Ethan Hawke Accepted His Role In The Black Phone As Creepily As Possible

When "Doctor Strange" director Scott Derrickson returned to the horror genre with his frequent collaborator C. Robert Cargill to adapt "The Black Phone," he knew he needed exceptional elements to elevate Joe Hill's original source material to something as outright terrifying as Derrickson and Cargill's 2012 chiller, "Sinister." The Universal-Blumhouse effort concerns a young man named Finney Shaw (played by Mason Thames) who finds himself in the lair of a masked child killer dubbed The Grabber, played by Ethan Hawke. Finney seems as doomed as the rest — that is, until an unplugged phone rings in the basement where he is held captive. The callers on the other end? Grabber's previous victims, determined not to let history repeat itself. 

Hawke's unhinged Grabber is a real treat to anyone who enjoyed the actor's previous bad-guy roles, such as the serial killer in "Taking Lives" and the abusive father in "The Phenom." Hawke also left his mark playing the inept bank robber in Robert Budreau's "Stockholm" — and is familiar with the horror genre, having also starred as the perpetually horrified author in "Sinister."

But the award-winning actor had doubts about whether he wanted to play a scoundrel for "The Black Phone." He told Derrickson that he didn't do typical villain roles, a general principle he broke once the script came through. Derrickson tells Total Film:

"I sent him the script anyway and that night he left me a voicemail in this menacing voice, and he said, "I'm gonna murder the f*** out of you... It's gonna hurt really, really bad." It was a line in the script, and that was how he was letting me know he was going to do it."

Leaving nightmare fuel via voicemail doesn't seem to be Hawke's m.o., but it locked him in the role.

Why The Shining Kept Hawke From Playing Bad Guys

Having seen "The Black Phone" at Fantastic Fest, this writer can say that Hawke does a stellar job in the creepy role of The Grabber. Why did he avoid nasty roles like The Grabber for years? Hawke cites one of the most celebrated horror films of all time as one reason:

"What Jack Nicholson did in "The Shining" was that he taught the world to see his malevolent side, how to see his madness. And once you do that really well, audiences don't unsee it. It can be a cumbersome piece of baggage, and I think that's what I was scared of.

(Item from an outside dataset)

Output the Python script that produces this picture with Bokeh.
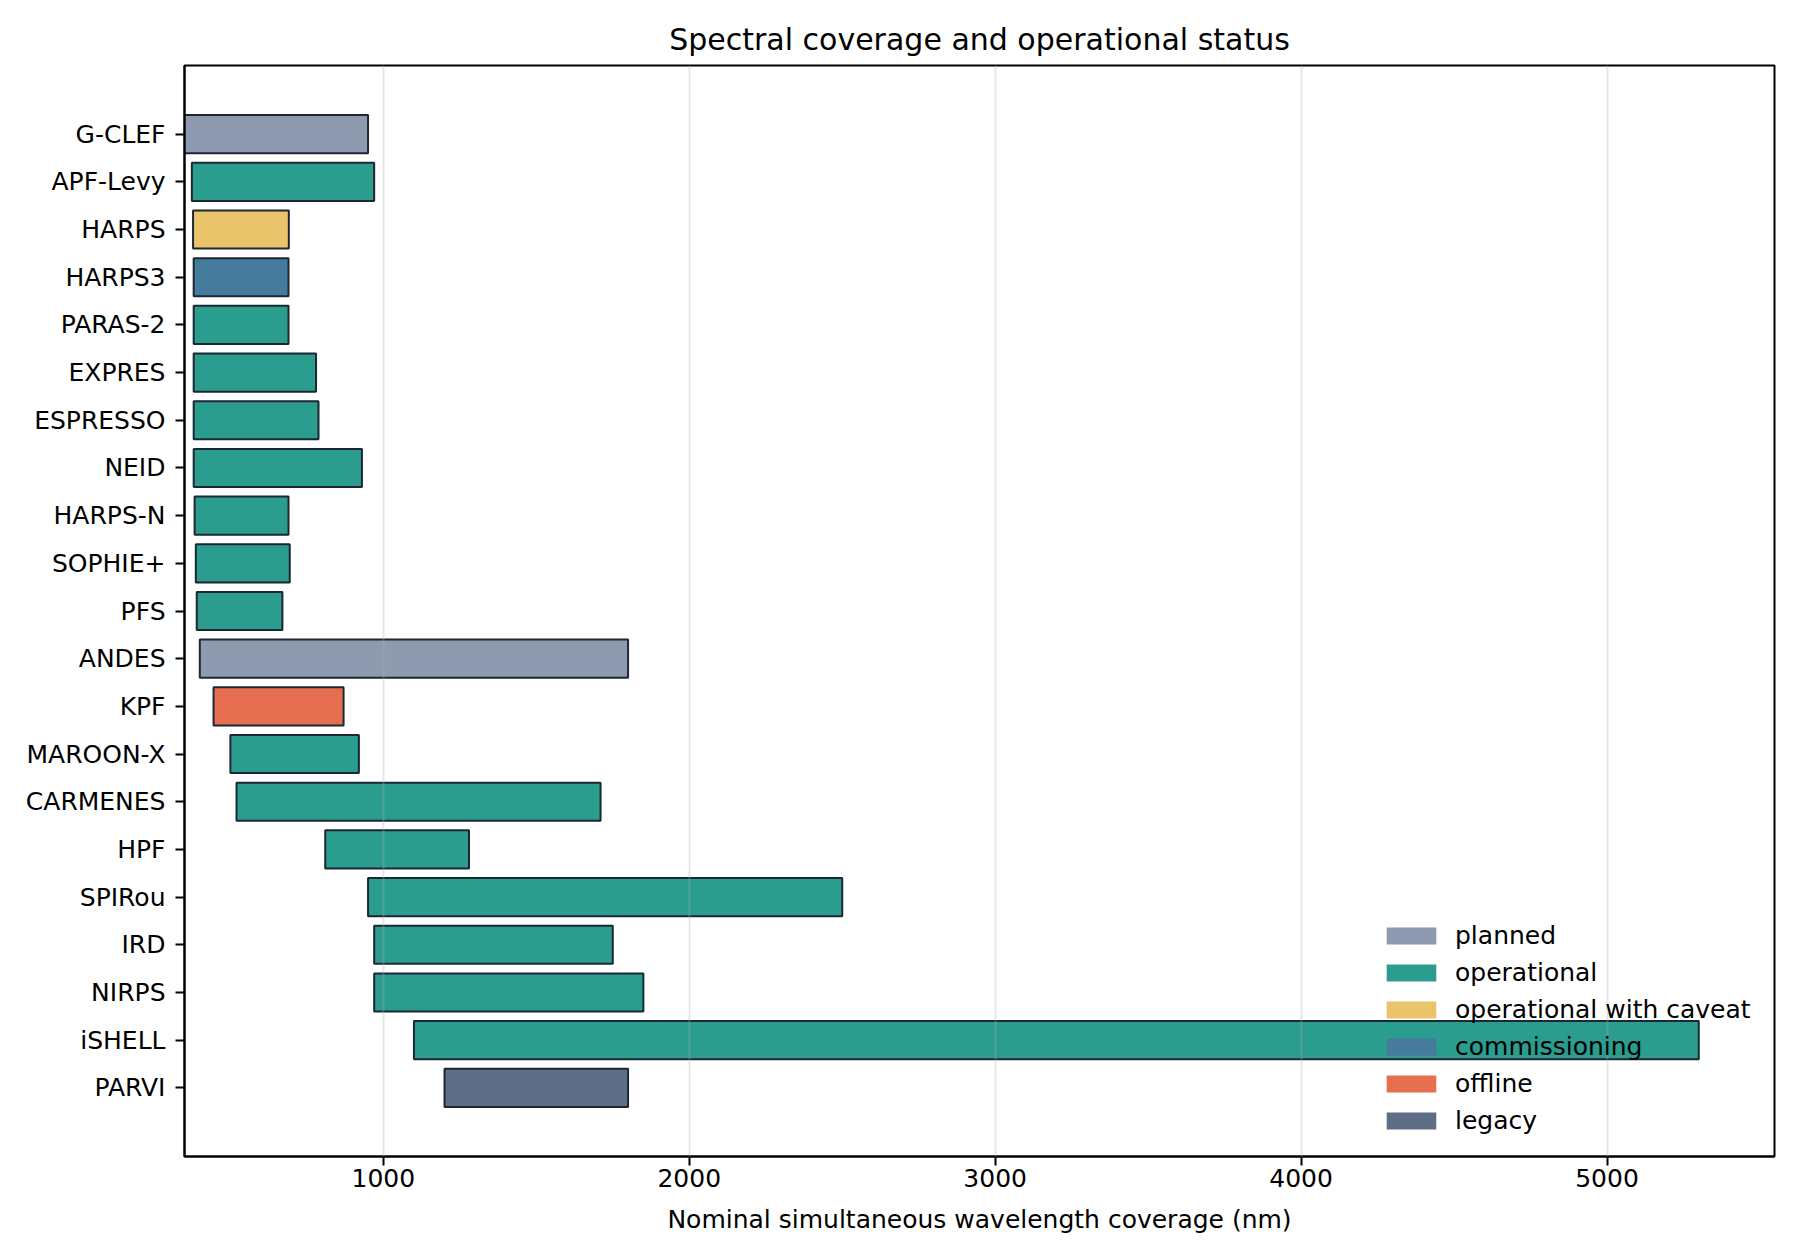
from bokeh.plotting import figure
from bokeh.models import Range1d, FixedTicker, ColumnDataSource, Legend, LegendItem
from bokeh.embed import file_html
from bokeh.resources import INLINE

instruments = ["G-CLEF", "APF-Levy", "HARPS", "HARPS3", "PARAS-2", "EXPRES", "ESPRESSO",
               "NEID", "HARPS-N", "SOPHIE+", "PFS", "ANDES", "KPF", "MAROON-X", "CARMENES",
               "HPF", "SPIRou", "IRD", "NIRPS", "iSHELL", "PARVI"]
start_nm = [350, 374, 378, 380, 380, 380, 380, 380, 383, 387, 390, 400, 445, 500, 520,
            810, 950, 970, 970, 1100, 1200]
end_nm = [950, 970, 691, 690, 690, 780, 788, 930, 690, 694, 670, 1800, 870, 920, 1710,
          1280, 2500, 1750, 1850, 5300, 1800]
status = ["planned", "operational", "operational with caveat", "commissioning", "operational",
          "operational", "operational", "operational", "operational", "operational",
          "operational", "planned", "offline", "operational", "operational", "operational",
          "operational", "operational", "operational", "operational", "legacy"]
status_order = ["planned", "operational", "operational with caveat", "commissioning",
                "offline", "legacy"]
status_colors = ["#8D9AAF", "#2A9D8F", "#E9C46A", "#457B9D", "#E76F51", "#5F6E87"]
x_ticks = [1000, 2000, 3000, 4000, 5000]

cmap = dict(zip(status_order, status_colors))
n = len(instruments)
ypos = [n - 1 - i for i in range(n)]

src = ColumnDataSource(dict(
    y=ypos, left=start_nm, right=end_nm,
    color=[cmap[s] for s in status], name=instruments,
))

FONT = "DejaVu Sans"
p = figure(width=1784, height=1240, output_backend="svg", toolbar_location=None,
           x_range=Range1d(350, 5547.5), y_range=Range1d(-1.44, n - 1 + 1.44),
           min_border_left=184, min_border_right=10, min_border_top=65, min_border_bottom=84,
           title="Spectral coverage and operational status")

p.hbar(y="y", left="left", right="right", height=0.8, source=src,
       fill_color="color", fill_alpha=1.0, line_color="#1d2733", line_width=2)

# legend-only renderers (one NaN row so nothing is drawn in the frame)
items = []
nan = float("nan")
for s, c in zip(status_order, status_colors):
    dummy = ColumnDataSource(dict(y=[nan], left=[nan], right=[nan]))
    r = p.hbar(y="y", left="left", right="right", height=0.8, source=dummy,
               fill_color=c, line_alpha=0)
    items.append(LegendItem(label=s, renderers=[r]))

legend = Legend(items=items, location=(1196, 21), padding=0, margin=0,
                background_fill_alpha=0, border_line_alpha=0,
                glyph_width=62, glyph_height=21, label_height=30, spacing=7,
                label_standoff=13, label_text_font=FONT, label_text_font_size="25px",
                label_text_color="#000000")
p.add_layout(legend, "center")

p.title.align = "center"
p.title.text_font = FONT
p.title.text_font_size = "30px"
p.title.text_font_style = "normal"
p.title.text_color = "#000000"
p.title.standoff = 18

p.xaxis.ticker = FixedTicker(ticks=x_ticks)
p.yaxis.ticker = FixedTicker(ticks=ypos)
p.yaxis.major_label_overrides = {y: name for y, name in zip(ypos, instruments)}
p.xaxis.axis_label = "Nominal simultaneous wavelength coverage (nm)"

for ax in (p.xaxis, p.yaxis):
    ax.major_label_text_font = FONT
    ax.major_label_text_font_size = "25px"
    ax.major_label_text_color = "#000000"
    ax.axis_label_text_font = FONT
    ax.axis_label_text_font_size = "25px"
    ax.axis_label_text_font_style = "normal"
    ax.axis_label_text_color = "#000000"
    ax.major_tick_out = 9
    ax.major_tick_in = 0
    ax.minor_tick_line_color = None
    ax.major_tick_line_width = 2
    ax.axis_line_width = 2
    ax.axis_line_color = "#000000"
    ax.major_tick_line_color = "#000000"
p.xaxis.major_label_standoff = 3
p.xaxis.axis_label_standoff = 15
p.yaxis.major_label_standoff = 10

p.ygrid.grid_line_color = None
p.xgrid.grid_line_color = "#b0b0b0"
p.xgrid.grid_line_alpha = 0.3
p.xgrid.grid_line_width = 2
p.xgrid.level = "overlay"

p.outline_line_color = "#000000"
p.outline_line_width = 2
p.outline_line_alpha = 1.0
p.background_fill_color = "white"
p.border_fill_color = "white"

open("out.html", "w").write(file_html(p, INLINE))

But also, you know, there's something a little shamanistic about my profession and the idea of inviting all that darkness into my life just never really felt worth it before."

As The Grabber, Hawke does indeed access something awfully evil as a religious practitioner might. Much of his face can't be seen behind the convertible mask (designed by makeup maestro Tom Savini), which resembles something like the uncanny grin of Conrad Veidt in "The Man Who Laughs" or Lon Chaney in "London After Midnight." But what can be observed are Hawke's twinkling eyes and shifting tenor — the character is a self-appointed judge of children's moral character (not unlike the warped anti-consumerist Santa in the greatest Christmas horror movie of all time, "Christmas Evil"), and either mimics a child's singsong cadence or a deep-throated rumble of grave disappointment. It doesn't matter which comes out, because The Grabber's voice is often the last one his victims hear. It is definitely one of Hawke's scariest performances.

Arthur Harrow

Hawke further waded into villainous waters in 2022, this time by way of Marvel. Streaming exclusively on Disney +, "Moon Knight" stars Hawke opposite Oscar Isaac, who plays the dual roles of mild-mannered Steven Grant and ruthless mercenary Marc Spector — a somewhat-willing avatar for Egyptian god Khonshu. Hawke is the foil, playing the mysterious cult leader Arthur Harrow who acts as an avatar for the Egyptian goddess Ammit. According to /Film's guide to the character, Harrow was a Nobel Prize winner for his work on pain theory, but he only got there by "secretly using data obtained from Nazi experiments performed at Auschwitz during the Holocaust." 

Yikes. 

Hawke has named cult leader David Koresh as one influence for his understated performance (and it shows). Like The Grabber, Harrow is also judging his victims' character; acting on the goddess' behalf, the long-haired manipulator murders people based on vibes alone. He'll grab their hands and his tattoo — fittingly, the kind of beam scale often used as a symbol for justice — magically responds. This determines whether or not a person is predicted to do bad things in the future. If they are: instant death. 

"The Black Phone" arrives in theaters on June 24, 2022.